Information provided ::
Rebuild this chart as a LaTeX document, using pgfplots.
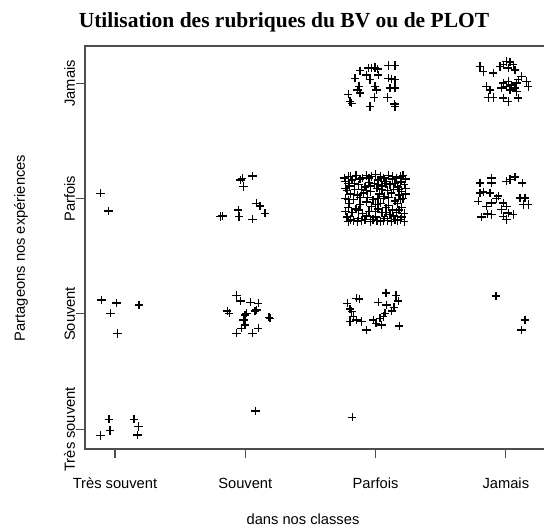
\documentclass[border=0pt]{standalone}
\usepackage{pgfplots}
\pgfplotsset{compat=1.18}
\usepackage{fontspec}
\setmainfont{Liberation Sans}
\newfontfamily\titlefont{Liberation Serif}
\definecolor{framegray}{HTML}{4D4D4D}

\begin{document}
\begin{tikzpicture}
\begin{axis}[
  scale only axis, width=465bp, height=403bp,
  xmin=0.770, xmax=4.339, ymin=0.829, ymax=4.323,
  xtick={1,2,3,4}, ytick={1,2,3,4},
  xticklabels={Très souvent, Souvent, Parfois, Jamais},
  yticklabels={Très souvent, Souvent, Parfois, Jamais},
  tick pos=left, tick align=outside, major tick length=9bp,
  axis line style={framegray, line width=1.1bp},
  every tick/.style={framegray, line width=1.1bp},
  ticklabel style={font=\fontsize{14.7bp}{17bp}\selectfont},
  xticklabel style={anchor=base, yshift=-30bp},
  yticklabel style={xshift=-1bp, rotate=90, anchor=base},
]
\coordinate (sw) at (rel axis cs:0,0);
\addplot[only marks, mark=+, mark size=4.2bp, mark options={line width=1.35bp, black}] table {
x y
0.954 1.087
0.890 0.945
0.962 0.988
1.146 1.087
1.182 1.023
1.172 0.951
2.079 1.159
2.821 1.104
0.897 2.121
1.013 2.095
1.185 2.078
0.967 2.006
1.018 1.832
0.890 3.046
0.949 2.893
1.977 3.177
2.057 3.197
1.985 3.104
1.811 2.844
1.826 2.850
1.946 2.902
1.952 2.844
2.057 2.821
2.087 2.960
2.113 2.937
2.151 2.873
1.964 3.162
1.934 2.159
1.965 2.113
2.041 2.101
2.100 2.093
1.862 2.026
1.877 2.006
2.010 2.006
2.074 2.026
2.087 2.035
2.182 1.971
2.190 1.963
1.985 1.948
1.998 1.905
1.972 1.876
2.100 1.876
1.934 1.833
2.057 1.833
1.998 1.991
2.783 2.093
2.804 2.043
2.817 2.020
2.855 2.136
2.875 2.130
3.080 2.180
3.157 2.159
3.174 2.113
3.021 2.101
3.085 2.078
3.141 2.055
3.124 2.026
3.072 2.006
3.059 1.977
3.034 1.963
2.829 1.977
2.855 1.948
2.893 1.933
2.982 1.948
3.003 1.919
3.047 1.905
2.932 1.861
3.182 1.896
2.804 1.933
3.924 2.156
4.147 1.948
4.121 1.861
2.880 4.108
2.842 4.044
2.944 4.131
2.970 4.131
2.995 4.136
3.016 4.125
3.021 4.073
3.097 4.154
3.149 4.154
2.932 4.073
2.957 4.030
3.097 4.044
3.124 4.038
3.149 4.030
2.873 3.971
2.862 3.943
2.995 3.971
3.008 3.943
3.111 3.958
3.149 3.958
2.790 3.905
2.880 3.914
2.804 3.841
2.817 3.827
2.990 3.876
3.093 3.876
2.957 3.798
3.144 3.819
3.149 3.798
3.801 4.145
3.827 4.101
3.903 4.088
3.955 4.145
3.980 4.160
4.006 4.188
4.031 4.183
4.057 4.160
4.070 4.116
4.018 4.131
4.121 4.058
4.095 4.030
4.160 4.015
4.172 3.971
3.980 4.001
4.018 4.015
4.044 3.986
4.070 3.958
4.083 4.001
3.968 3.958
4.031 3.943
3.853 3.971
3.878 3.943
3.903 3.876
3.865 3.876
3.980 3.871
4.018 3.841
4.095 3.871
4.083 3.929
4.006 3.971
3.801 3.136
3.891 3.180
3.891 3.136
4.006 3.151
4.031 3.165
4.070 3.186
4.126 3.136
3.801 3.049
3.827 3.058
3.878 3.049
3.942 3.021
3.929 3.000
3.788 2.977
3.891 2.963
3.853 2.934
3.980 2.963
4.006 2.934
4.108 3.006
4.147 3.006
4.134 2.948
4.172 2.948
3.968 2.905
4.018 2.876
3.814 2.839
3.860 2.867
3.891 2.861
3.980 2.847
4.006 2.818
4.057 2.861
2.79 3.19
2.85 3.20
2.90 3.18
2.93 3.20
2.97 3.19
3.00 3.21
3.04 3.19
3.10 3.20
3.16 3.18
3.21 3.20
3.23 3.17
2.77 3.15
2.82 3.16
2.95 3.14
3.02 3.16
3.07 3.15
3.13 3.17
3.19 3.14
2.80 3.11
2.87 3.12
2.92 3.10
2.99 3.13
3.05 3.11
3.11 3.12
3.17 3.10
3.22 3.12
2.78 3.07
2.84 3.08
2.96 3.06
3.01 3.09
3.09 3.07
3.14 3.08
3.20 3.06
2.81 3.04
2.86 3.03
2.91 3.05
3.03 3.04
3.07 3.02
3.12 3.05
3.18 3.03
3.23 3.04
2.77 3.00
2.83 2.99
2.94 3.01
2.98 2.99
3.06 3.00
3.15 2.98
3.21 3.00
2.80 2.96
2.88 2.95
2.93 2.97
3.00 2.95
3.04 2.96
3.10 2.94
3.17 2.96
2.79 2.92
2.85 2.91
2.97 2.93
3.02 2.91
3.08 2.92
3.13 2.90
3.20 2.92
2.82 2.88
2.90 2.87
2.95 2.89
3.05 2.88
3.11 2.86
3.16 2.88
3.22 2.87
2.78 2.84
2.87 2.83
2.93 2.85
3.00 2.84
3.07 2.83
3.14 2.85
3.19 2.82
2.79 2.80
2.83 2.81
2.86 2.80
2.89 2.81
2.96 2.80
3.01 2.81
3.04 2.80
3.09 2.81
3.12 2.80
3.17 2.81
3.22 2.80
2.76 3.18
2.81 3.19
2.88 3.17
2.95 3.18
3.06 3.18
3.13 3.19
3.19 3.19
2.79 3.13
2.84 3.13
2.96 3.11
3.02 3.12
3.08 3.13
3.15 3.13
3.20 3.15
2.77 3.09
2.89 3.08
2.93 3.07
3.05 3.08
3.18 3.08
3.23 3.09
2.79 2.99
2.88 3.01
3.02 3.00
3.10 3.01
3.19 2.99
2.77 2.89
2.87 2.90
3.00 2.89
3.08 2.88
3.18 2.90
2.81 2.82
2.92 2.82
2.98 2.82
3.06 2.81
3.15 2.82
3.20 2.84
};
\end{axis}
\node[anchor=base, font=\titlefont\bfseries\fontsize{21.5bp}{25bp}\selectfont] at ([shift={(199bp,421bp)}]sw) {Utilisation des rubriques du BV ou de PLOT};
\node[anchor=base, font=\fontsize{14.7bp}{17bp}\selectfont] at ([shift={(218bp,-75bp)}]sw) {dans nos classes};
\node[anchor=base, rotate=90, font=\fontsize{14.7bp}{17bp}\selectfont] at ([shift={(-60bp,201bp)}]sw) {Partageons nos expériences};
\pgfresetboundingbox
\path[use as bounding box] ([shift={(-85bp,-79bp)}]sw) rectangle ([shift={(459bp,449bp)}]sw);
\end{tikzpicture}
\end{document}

Problem :: Leave every image out, and retype the material exactly.

Task response ::
Rebuild this chart as a LaTeX document, using pgfplots.
\documentclass[border=0pt]{standalone}
\usepackage{pgfplots}
\pgfplotsset{compat=1.18}
\usepackage{fontspec}
\setmainfont{Liberation Sans}
\newfontfamily\titlefont{Liberation Serif}
\definecolor{framegray}{HTML}{4D4D4D}

\begin{document}
\begin{tikzpicture}
\begin{axis}[
  scale only axis, width=465bp, height=403bp,
  xmin=0.770, xmax=4.339, ymin=0.829, ymax=4.323,
  xtick={1,2,3,4}, ytick={1,2,3,4},
  xticklabels={Très souvent, Souvent, Parfois, Jamais},
  yticklabels={Très souvent, Souvent, Parfois, Jamais},
  tick pos=left, tick align=outside, major tick length=9bp,
  axis line style={framegray, line width=1.1bp},
  every tick/.style={framegray, line width=1.1bp},
  ticklabel style={font=\fontsize{14.7bp}{17bp}\selectfont},
  xticklabel style={anchor=base, yshift=-30bp},
  yticklabel style={xshift=-1bp, rotate=90, anchor=base},
]
\coordinate (sw) at (rel axis cs:0,0);
\addplot[only marks, mark=+, mark size=4.2bp, mark options={line width=1.35bp, black}] table {
x y
0.954 1.087
0.890 0.945
0.962 0.988
1.146 1.087
1.182 1.023
1.172 0.951
2.079 1.159
2.821 1.104
0.897 2.121
1.013 2.095
1.185 2.078
0.967 2.006
1.018 1.832
0.890 3.046
0.949 2.893
1.977 3.177
2.057 3.197
1.985 3.104
1.811 2.844
1.826 2.850
1.946 2.902
1.952 2.844
2.057 2.821
2.087 2.960
2.113 2.937
2.151 2.873
1.964 3.162
1.934 2.159
1.965 2.113
2.041 2.101
2.100 2.093
1.862 2.026
1.877 2.006
2.010 2.006
2.074 2.026
2.087 2.035
2.182 1.971
2.190 1.963
1.985 1.948
1.998 1.905
1.972 1.876
2.100 1.876
1.934 1.833
2.057 1.833
1.998 1.991
2.783 2.093
2.804 2.043
2.817 2.020
2.855 2.136
2.875 2.130
3.080 2.180
3.157 2.159
3.174 2.113
3.021 2.101
3.085 2.078
3.141 2.055
3.124 2.026
3.072 2.006
3.059 1.977
3.034 1.963
2.829 1.977
2.855 1.948
2.893 1.933
2.982 1.948
3.003 1.919
3.047 1.905
2.932 1.861
3.182 1.896
2.804 1.933
3.924 2.156
4.147 1.948
4.121 1.861
2.880 4.108
2.842 4.044
2.944 4.131
2.970 4.131
2.995 4.136
3.016 4.125
3.021 4.073
3.097 4.154
3.149 4.154
2.932 4.073
2.957 4.030
3.097 4.044
3.124 4.038
3.149 4.030
2.873 3.971
2.862 3.943
2.995 3.971
3.008 3.943
3.111 3.958
3.149 3.958
2.790 3.905
2.880 3.914
2.804 3.841
2.817 3.827
2.990 3.876
3.093 3.876
2.957 3.798
3.144 3.819
3.149 3.798
3.801 4.145
3.827 4.101
3.903 4.088
3.955 4.145
3.980 4.160
4.006 4.188
4.031 4.183
4.057 4.160
4.070 4.116
4.018 4.131
4.121 4.058
4.095 4.030
4.160 4.015
4.172 3.971
3.980 4.001
4.018 4.015
4.044 3.986
4.070 3.958
4.083 4.001
3.968 3.958
4.031 3.943
3.853 3.971
3.878 3.943
3.903 3.876
3.865 3.876
3.980 3.871
4.018 3.841
4.095 3.871
4.083 3.929
4.006 3.971
3.801 3.136
3.891 3.180
3.891 3.136
4.006 3.151
4.031 3.165
4.070 3.186
4.126 3.136
3.801 3.049
3.827 3.058
3.878 3.049
3.942 3.021
3.929 3.000
3.788 2.977
3.891 2.963
3.853 2.934
3.980 2.963
4.006 2.934
4.108 3.006
4.147 3.006
4.134 2.948
4.172 2.948
3.968 2.905
4.018 2.876
3.814 2.839
3.860 2.867
3.891 2.861
3.980 2.847
4.006 2.818
4.057 2.861
2.79 3.19
2.85 3.20
2.90 3.18
2.93 3.20
2.97 3.19
3.00 3.21
3.04 3.19
3.10 3.20
3.16 3.18
3.21 3.20
3.23 3.17
2.77 3.15
2.82 3.16
2.95 3.14
3.02 3.16
3.07 3.15
3.13 3.17
3.19 3.14
2.80 3.11
2.87 3.12
2.92 3.10
2.99 3.13
3.05 3.11
3.11 3.12
3.17 3.10
3.22 3.12
2.78 3.07
2.84 3.08
2.96 3.06
3.01 3.09
3.09 3.07
3.14 3.08
3.20 3.06
2.81 3.04
2.86 3.03
2.91 3.05
3.03 3.04
3.07 3.02
3.12 3.05
3.18 3.03
3.23 3.04
2.77 3.00
2.83 2.99
2.94 3.01
2.98 2.99
3.06 3.00
3.15 2.98
3.21 3.00
2.80 2.96
2.88 2.95
2.93 2.97
3.00 2.95
3.04 2.96
3.10 2.94
3.17 2.96
2.79 2.92
2.85 2.91
2.97 2.93
3.02 2.91
3.08 2.92
3.13 2.90
3.20 2.92
2.82 2.88
2.90 2.87
2.95 2.89
3.05 2.88
3.11 2.86
3.16 2.88
3.22 2.87
2.78 2.84
2.87 2.83
2.93 2.85
3.00 2.84
3.07 2.83
3.14 2.85
3.19 2.82
2.79 2.80
2.83 2.81
2.86 2.80
2.89 2.81
2.96 2.80
3.01 2.81
3.04 2.80
3.09 2.81
3.12 2.80
3.17 2.81
3.22 2.80
2.76 3.18
2.81 3.19
2.88 3.17
2.95 3.18
3.06 3.18
3.13 3.19
3.19 3.19
2.79 3.13
2.84 3.13
2.96 3.11
3.02 3.12
3.08 3.13
3.15 3.13
3.20 3.15
2.77 3.09
2.89 3.08
2.93 3.07
3.05 3.08
3.18 3.08
3.23 3.09
2.79 2.99
2.88 3.01
3.02 3.00
3.10 3.01
3.19 2.99
2.77 2.89
2.87 2.90
3.00 2.89
3.08 2.88
3.18 2.90
2.81 2.82
2.92 2.82
2.98 2.82
3.06 2.81
3.15 2.82
3.20 2.84
};
\end{axis}
\node[anchor=base, font=\titlefont\bfseries\fontsize{21.5bp}{25bp}\selectfont] at ([shift={(199bp,421bp)}]sw) {Utilisation des rubriques du BV ou de PLOT};
\node[anchor=base, font=\fontsize{14.7bp}{17bp}\selectfont] at ([shift={(218bp,-75bp)}]sw) {dans nos classes};
\node[anchor=base, rotate=90, font=\fontsize{14.7bp}{17bp}\selectfont] at ([shift={(-60bp,201bp)}]sw) {Partageons nos expériences};
\pgfresetboundingbox
\path[use as bounding box] ([shift={(-85bp,-79bp)}]sw) rectangle ([shift={(459bp,449bp)}]sw);
\end{tikzpicture}
\end{document}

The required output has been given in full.